FRF does not dispute that the servitude created herein is a servitude of passage and not a servitude of parking. However, FRF challenges the Thompsons' assertion that the servitude was created strictly to allow passage to the rear of 390 Audubon. FRF asserts that the servitude's creation was to permit access to any part of the dominant estate. FRF relies on the servitude's terms which state, in part, that the servitude created is "a servitude of right-of-way for the purpose of maintaining and using a driveway for access to the said Lot 13–A..." (Emphasis added)."When the words of a contract are clear and explicit and lead to no absurd consequences, no further interpretation may be made in search of the parties' intent." La. C.C. art. 2046. Applying this legal precept to the present matter, we must agree with FRF that a clear reading of the servitude's terms shows its purpose was to create a servitude of passage to access Lot–13A (390 Audubon), not just to the rear of the property.

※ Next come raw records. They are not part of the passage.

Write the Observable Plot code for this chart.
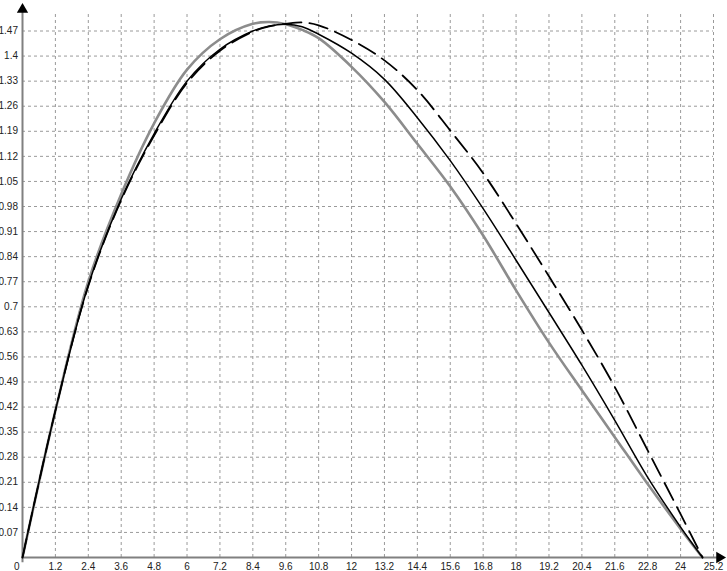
<!DOCTYPE html>
<html>
<head>
<meta charset="utf-8">
<script src="https://cdn.jsdelivr.net/npm/d3@7"></script>
<script src="https://cdn.jsdelivr.net/npm/@observablehq/plot@0.6"></script>
<style>
  html, body { margin: 0; padding: 0; background: #fff; }
  #chart svg { display: block; }
</style>
</head>
<body>
<div id="chart"></div>
<script>
// Sample positions along x
const xs = [0, 1.2, 2.4, 3.6, 4.8, 6.0, 7.2, 8.4, 9.0, 9.6, 10.2, 10.8, 12.0, 13.2, 14.4, 15.6, 16.8, 18.0, 19.2, 20.4, 21.6, 22.8, 24.0, 24.8];
// Gray thick curve
const grayY = [0, 0.41, 0.77, 1.014, 1.212, 1.362, 1.447, 1.49, 1.495, 1.489, 1.473, 1.45, 1.37, 1.272, 1.155, 1.036, 0.899, 0.746, 0.60, 0.467, 0.336, 0.205, 0.08, 0];
// Black solid curve
const blackY = [0, 0.41, 0.76, 1.001, 1.183, 1.33, 1.419, 1.47, 1.484, 1.489, 1.482, 1.461, 1.408, 1.335, 1.228, 1.108, 0.974, 0.83, 0.684, 0.537, 0.383, 0.224, 0.085, 0];
// Black dashed curve
const dashedY = [0, 0.41, 0.758, 0.998, 1.178, 1.325, 1.415, 1.468, 1.483, 1.49, 1.494, 1.486, 1.445, 1.388, 1.305, 1.192, 1.073, 0.932, 0.785, 0.635, 0.476, 0.299, 0.121, 0];

// Tick labels
const xTickLabels = ["1.2", "2.4", "3.6", "4.8", "6", "7.2", "8.4", "9.6", "10.8", "12", "13.2", "14.4", "15.6", "16.8", "18", "19.2", "20.4", "21.6", "22.8", "24", "25.2"];
const yTickLabels = ["0.07", "0.14", "0.21", "0.28", "0.35", "0.42", "0.49", "0.56", "0.63", "0.7", "0.77", "0.84", "0.91", "0.98", "1.05", "1.12", "1.19", "1.26", "1.33", "1.4", "1.47"];
const originLabel = ["0"];

// Axis extents (data units)
const xMax = 25.2, yMax = 1.47;
const gridTop = 1.518;
const yAxisTop = 1.53, xAxisEnd = 25.42;

const xTicks = xTickLabels.map(Number);
const yTicks = yTickLabels.map(Number);

const gray = xs.map((x, i) => ({x, y: grayY[i]}));
const black = xs.map((x, i) => ({x, y: blackY[i]}));
const dashed = xs.map((x, i) => ({x, y: dashedY[i]}));

const font = "Liberation Sans, Arial, sans-serif";

const chart = Plot.plot({
  width: 727,
  height: 571,
  margin: 0,
  style: {background: "#fff", fontFamily: font},
  x: {domain: [0, xMax], range: [22, 713], axis: null},
  y: {domain: [0, yMax], range: [557, 30.5], axis: null},
  marks: [
    // grid
    Plot.ruleX(xTicks, {x: d => d, y1: 0, y2: gridTop, stroke: "#9a9a9a", strokeWidth: 1, strokeDasharray: "3,3"}),
    Plot.ruleY(yTicks, {y: d => d, x1: 0, x2: xMax, stroke: "#9a9a9a", strokeWidth: 1, strokeDasharray: "3,3"}),
    // axes
    Plot.ruleX([0], {y1: -0.015, y2: yAxisTop, stroke: "#808080", strokeWidth: 2}),
    Plot.ruleY([0], {x1: 0, x2: xAxisEnd, stroke: "#808080", strokeWidth: 2}),
    Plot.dot([0], {x: 0, y: yAxisTop, symbol: "triangle", r: 4.2, fill: "#000", stroke: "none"}),
    Plot.dot([0], {x: xAxisEnd, y: 0, symbol: "triangle", r: 4.2, rotate: 90, fill: "#000", stroke: "none"}),
    // curves
    Plot.line(gray, {x: "x", y: "y", stroke: "#8c8c8c", strokeWidth: 2.6, curve: "catmull-rom"}),
    Plot.line(dashed, {x: "x", y: "y", stroke: "#000", strokeWidth: 1.8, strokeDasharray: "19,8", curve: "catmull-rom"}),
    Plot.line(black, {x: "x", y: "y", stroke: "#000", strokeWidth: 1.5, curve: "catmull-rom"}),
    // tick labels
    Plot.text(xTickLabels, {x: d => +d, y: 0, text: d => d, dy: 9, fontSize: 10, fill: "#222", textAnchor: "middle"}),
    Plot.text(yTickLabels, {x: 0, y: d => +d, text: d => d, dx: -4.5, fontSize: 10, fill: "#222", textAnchor: "end"}),
    Plot.text(originLabel, {x: 0, y: 0, text: d => d, dx: -3, dy: 9, fontSize: 10, fill: "#222", textAnchor: "end"})
  ]
});
document.getElementById("chart").appendChild(chart);
</script>
</body>
</html>
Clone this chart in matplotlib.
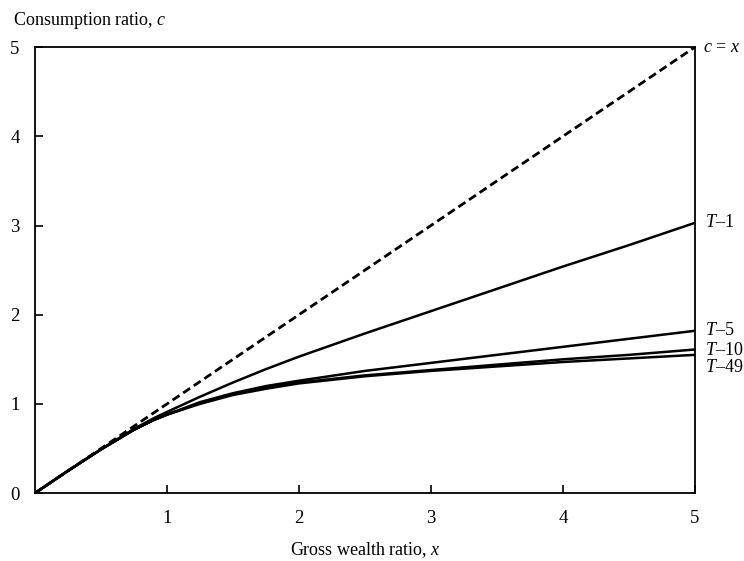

Given our determination that the servitude grants access to the entirety of 390 Audubon, it cannot be terminated solely because it was not also used to access the rear of the property. Express statutory authority provides that partial use of the servitude constitutes use of the whole. See La. C.C. art. 759. Therefore, any use of a portion of the area burdened with a predial servitude interrupts the prescription of nonuse as to the entire area. Claitor v. Brooks, 2013-0178, p. 7 (La. App. 1 Cir. 12/27/13), 137 So.3d 638, 643–44. Upon review, we find FRF's evidence—which showed parking, driving and/or walking onto the servitude in order to access 390 Audubon—proves usage consistent with the servitude's grant, and thereby, sufficient to interrupt prescription.
Based on the foregoing reasons, we find the trial court's judgment to terminate the servitude for nonuse was manifestly erroneous. FRF met its burden of proof. Accordingly, the judgment is reversed.